Berdasarkan atas data-data yang telah
tekumpul, Nusa Tenggara Timur merupakan provinsi yang memiliki jumlah yatim
terbesar di Indonesia (sindonews.com, 6/6/2013). Jumlahnya mencapai 492.519
anak, dan hingga saat ini mereka belum tertangani dengan baik oleh negara.
Keberadaan mereka masih ditanggung oleh lembaga-lembaga zakat maupun
perorangan, seperti seorang pilot pesawat terbang yang saat ini sudah menampung
47 anak, serta seorang dokter yang tergerak hatinya setelah melihat banyaknya
anak-anak yatim yang terlantar.
Besarnya jumlah anak yatim tersebut merupakan
salah satu dampak dari perang saudara di Timor Leste (dulu Provinsi
Timor-Timur) sekitar satu dasawarsa silam. Perang saudara yang diakhiri oleh
jajak pendapat (1999) dengan keputusan berdirinya negara baru Timor Leste
tersebut, menyebabkan eksodus penduduk besar-besaran ke wilayah Nusa Tenggara
Timur. International Crisis Group (2010) mencatat ada empat kelompok massa yang
bergabung dalam gelombang eksodus besar-besaran. Mereka adalah milisi
pro-integrasi (dengan Indonesia) bersama keluarganya, bekas pegawai negeri di
Timor Timur, warga biasa yang sukarela memilih Indonesia, dan warga biasa yang
dipaksa eksodus oleh milisi.
Adapun Badan Perserikatan Bangsa Bangsa
untuk Urusan Pengungsi (UNHCR), mencatat bahwa pada 2005 sekitar 10 ribu orang
masih tinggal di kamp pengungsian. Adapun 16 ribu orang lainnya telah membaur
dengan warga Nusa Tenggara Timur melalui berbagai program bantuan. Mereka tersebar di wilayah Kupang, Belu,
Timor Tengah Selatan, Timor Tengah Utara, Alor, Sumba Timur, dan Sumba Barat.
Hingga 2009, data resmi pemerintah itu belum terkoreksi.
Kondisi tak ideal tersebut ditambah dengan
serangan wabah penyakit menular seperti malaria dan tubercolose (TBC) yang
merenggut banyak nyawa sehingga memperbesar jumlah anak yatim di NTT.
Hal yang paling memperihatinkan dari para
yatim NTT adalah masalah pendidikan.
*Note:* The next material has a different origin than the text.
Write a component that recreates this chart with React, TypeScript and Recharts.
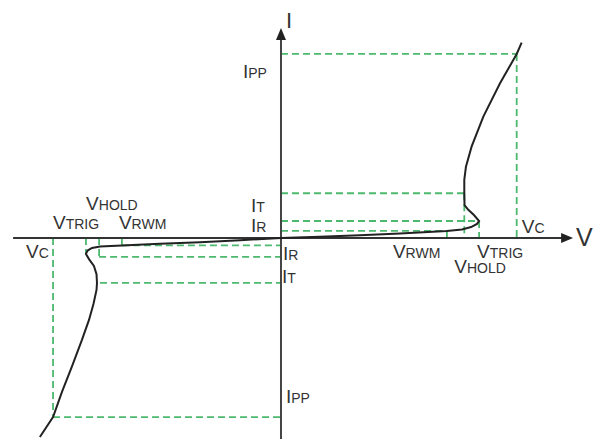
import React from "react";
import { LineChart, Line, XAxis, YAxis, ReferenceLine, ReferenceDot } from "recharts";

// Characteristic curve of the TVS device (V, I in arbitrary units)
const curveV = [
  -10.26, -9.7, -9.32, -8.89, -8.47, -8.17, -7.98, -7.85, -7.83, -7.85, -7.96, -8.17, -8.3, -8.23, -8.04,
  -7.7, -6.77, -5.15, -3.45, -1.74, 0, 1.66, 3.36, 5.06, 7.06, 7.7, 8.09, 8.34, 8.43, 8.21, 7.96, 7.81,
  7.8, 7.8, 7.87, 8.11, 8.61, 9.32, 10.03, 10.24,
];
const curveI = [
  -10.76, -9.68, -8.32, -6.92, -5.51, -4.43, -3.57, -2.81, -2.43, -1.95, -1.51, -1.14, -0.86, -0.68, -0.54,
  -0.46, -0.4, -0.31, -0.23, -0.12, 0, 0.07, 0.15, 0.24, 0.38, 0.46, 0.59, 0.76, 0.92, 1.24, 1.54, 1.78,
  2.42, 3.14, 3.85, 4.94, 6.56, 8.36, 9.95, 10.56,
];

// Positive-side characteristic voltages / currents
const posV = { RWM: 7.06, HOLD: 7.8, TRIG: 8.43, C: 10.03 };
const posI = { R: 0.38, TRIG: 0.92, T: 2.42, PP: 9.95 };
// Negative-side characteristic voltages / currents
const negV = { RWM: -6.77, HOLD: -7.74, TRIG: -8.3, C: -9.7, KNEE: -7.7 };
const negI = { R: -0.4, TRIG: -1.02, KNEE: -0.86, T: -2.43, PP: -9.68 };

// Axis extents
const vDomain = [-11.957, 13.745];
const iDomain = [-10.865, 12.865];
const vAxis = [-11.4, 12.43];
const iAxis = [-10.865, 11.35];

const curveData = curveV.map((v, k) => ({ v, i: curveI[k] }));

const GREEN = "#4cb96e";
const TEXT = "#333";
const FONT = "'Liberation Sans', Arial, sans-serif";

const SubLabel = (main: string, sub: string, dx: number, dy: number, size = 19) => (p: any) => (
  <text x={p.cx + dx} y={p.cy + dy} fill={TEXT} fontFamily={FONT} fontSize={size}>
    <tspan>{main}</tspan>
    {sub ? <tspan fontSize={14}>{sub}</tspan> : null}
  </text>
);

const ArrowRight = (p: any) => (
  <polygon points={`${p.cx},${p.cy} ${p.cx - 12},${p.cy - 5} ${p.cx - 12},${p.cy + 5}`} fill="#222" />
);
const ArrowUp = (p: any) => (
  <polygon points={`${p.cx},${p.cy} ${p.cx - 5},${p.cy + 12} ${p.cx + 5},${p.cy + 12}`} fill="#222" />
);

type Seg = [number, number, number, number];
const guides: Seg[] = [
  [0, posI.PP, posV.C, posI.PP],
  [posV.C, posI.PP, posV.C, 0],
  [0, posI.T, posV.HOLD, posI.T],
  [posV.HOLD, posI.T, posV.HOLD, 0],
  [0, posI.TRIG, posV.TRIG, posI.TRIG],
  [posV.TRIG, posI.TRIG, posV.TRIG, 0],
  [0, posI.R, posV.RWM, posI.R],
  [posV.RWM, posI.R, posV.RWM, 0],
  [negV.C, 0, negV.C, negI.PP],
  [negV.C, negI.PP, 0, negI.PP],
  [negV.TRIG, 0, negV.TRIG, negI.KNEE],
  [negV.HOLD, 0, negV.HOLD, negI.TRIG],
  [negV.HOLD, negI.TRIG, 0, negI.TRIG],
  [negV.RWM, 0, negV.RWM, negI.R],
  [negV.RWM, negI.R, 0, negI.R],
  [negV.KNEE, negI.T, 0, negI.T],
];

export default function App() {
  return (
    <div style={{ position: "absolute", left: 0, top: 0, width: 604, height: 439, background: "#fff" }}>
      <LineChart width={604} height={439} data={curveData} margin={{ top: 0, right: 0, bottom: 0, left: 0 }}>
        <XAxis type="number" dataKey="v" domain={vDomain} allowDataOverflow hide />
        <YAxis type="number" dataKey="i" domain={iDomain} allowDataOverflow hide />
        {guides.map((g, k) => (
          <ReferenceLine
            key={k}
            segment={[{ x: g[0], y: g[1] }, { x: g[2], y: g[3] }]}
            stroke={GREEN}
            strokeWidth={1.8}
            strokeDasharray="7 4"
            ifOverflow="visible"
          />
        ))}
        <ReferenceLine segment={[{ x: vAxis[0], y: 0 }, { x: vAxis[1] - 0.3, y: 0 }]} stroke="#333" strokeWidth={2} ifOverflow="visible" />
        <ReferenceLine segment={[{ x: 0, y: iAxis[0] }, { x: 0, y: iAxis[1] - 0.4 }]} stroke="#444" strokeWidth={2} ifOverflow="visible" />
        <ReferenceDot x={vAxis[1]} y={0} r={1} shape={ArrowRight} ifOverflow="visible" />
        <ReferenceDot x={0} y={iAxis[1]} r={1} shape={ArrowUp} ifOverflow="visible" />
        <Line
          dataKey="i"
          type="linear"
          stroke="#222"
          strokeWidth={2}
          dot={false}
          activeDot={false}
          isAnimationActive={false}
        />
        {/* axis titles */}
        <ReferenceDot x={vAxis[1]} y={0} r={1} shape={SubLabel("V", "", 3, 8, 25)} ifOverflow="visible" />
        <ReferenceDot x={0} y={iAxis[1]} r={1} shape={SubLabel("I", "", 5, 0, 22)} ifOverflow="visible" />
        {/* positive side labels */}
        <ReferenceDot x={0} y={posI.PP} r={1} shape={SubLabel("I", "PP", -38, 24)} ifOverflow="visible" />
        <ReferenceDot x={0} y={posI.T} r={1} shape={SubLabel("I", "T", -30, 19)} ifOverflow="visible" />
        <ReferenceDot x={0} y={posI.TRIG} r={1} shape={SubLabel("I", "R", -30, 11)} ifOverflow="visible" />
        <ReferenceDot x={posV.C} y={0} r={1} shape={SubLabel("V", "C", 5, -5)} ifOverflow="visible" />
        <ReferenceDot x={posV.RWM} y={0} r={1} shape={SubLabel("V", "RWM", -54, 20)} ifOverflow="visible" />
        <ReferenceDot x={posV.TRIG} y={0} r={1} shape={SubLabel("V", "TRIG", -2, 20)} ifOverflow="visible" />
        <ReferenceDot x={posV.HOLD} y={0} r={1} shape={SubLabel("V", "HOLD", -10, 35)} ifOverflow="visible" />
        {/* negative side labels */}
        <ReferenceDot x={negV.C} y={0} r={1} shape={SubLabel("V", "C", -27, 20)} ifOverflow="visible" />
        <ReferenceDot x={negV.TRIG} y={0} r={1} shape={SubLabel("V", "TRIG", -33, -9)} ifOverflow="visible" />
        <ReferenceDot x={negV.HOLD} y={0} r={1} shape={SubLabel("V", "HOLD", -13, -28)} ifOverflow="visible" />
        <ReferenceDot x={negV.RWM} y={0} r={1} shape={SubLabel("V", "RWM", -3, -9)} ifOverflow="visible" />
        <ReferenceDot x={0} y={negI.R} r={1} shape={SubLabel("I", "R", 2, 15)} ifOverflow="visible" />
        <ReferenceDot x={0} y={negI.T} r={1} shape={SubLabel("I", "T", 1, 0)} ifOverflow="visible" />
        <ReferenceDot x={0} y={negI.PP} r={1} shape={SubLabel("I", "PP", 5, -14)} ifOverflow="visible" />
      </LineChart>
    </div>
  );
}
Masih banyak dari mereka yang belum
bersekolah. Zainudin, seorang penggiat kemanusiaan (2013) di kota Kupang menerangkan bahwa banyak anak yatim yang tidak bersekolah. Dia sendiri telah
berusaha untuk mengatasi hal itu dengan mengirim mereka untuk belajar di pulau
Jawa.
Sebagaimana diketahui bersama hingga saat ini
belum ada kriteria formal anak yatim dalam konstitusi di Indonesia. “Dalam
kebijakan Kementerian Sosial Republik Indonesia, khususnya dalam perlindungan
anak hanya ada empat kriteria, yaitu : anak balita terlantar, anak terlantar, anak
nakal, dan anak jalanan. Kriteria anak yatim belum secara spesifik masuk dalam
referensi perlindungan anak oleh negara. Kriteria "yatim-miskin" belum masuk ke
dalam Penyandang Masalah Kesejahteraan Sosial (PMKS) dan Potensi dan Sumber
Kesejahteraan Sosial (PSKS).
Kondisi di atas hanya
sekilas kecil dari upaya penyelesaian masalah anak yatim di NTT yang dilakukan
oleh perorangan maupun swasta (lembaga zakat). Semoga kedepannya ada sinergi
yang lebih baik dari berbagai pihak, khususnya dari pemerintah Indonesia.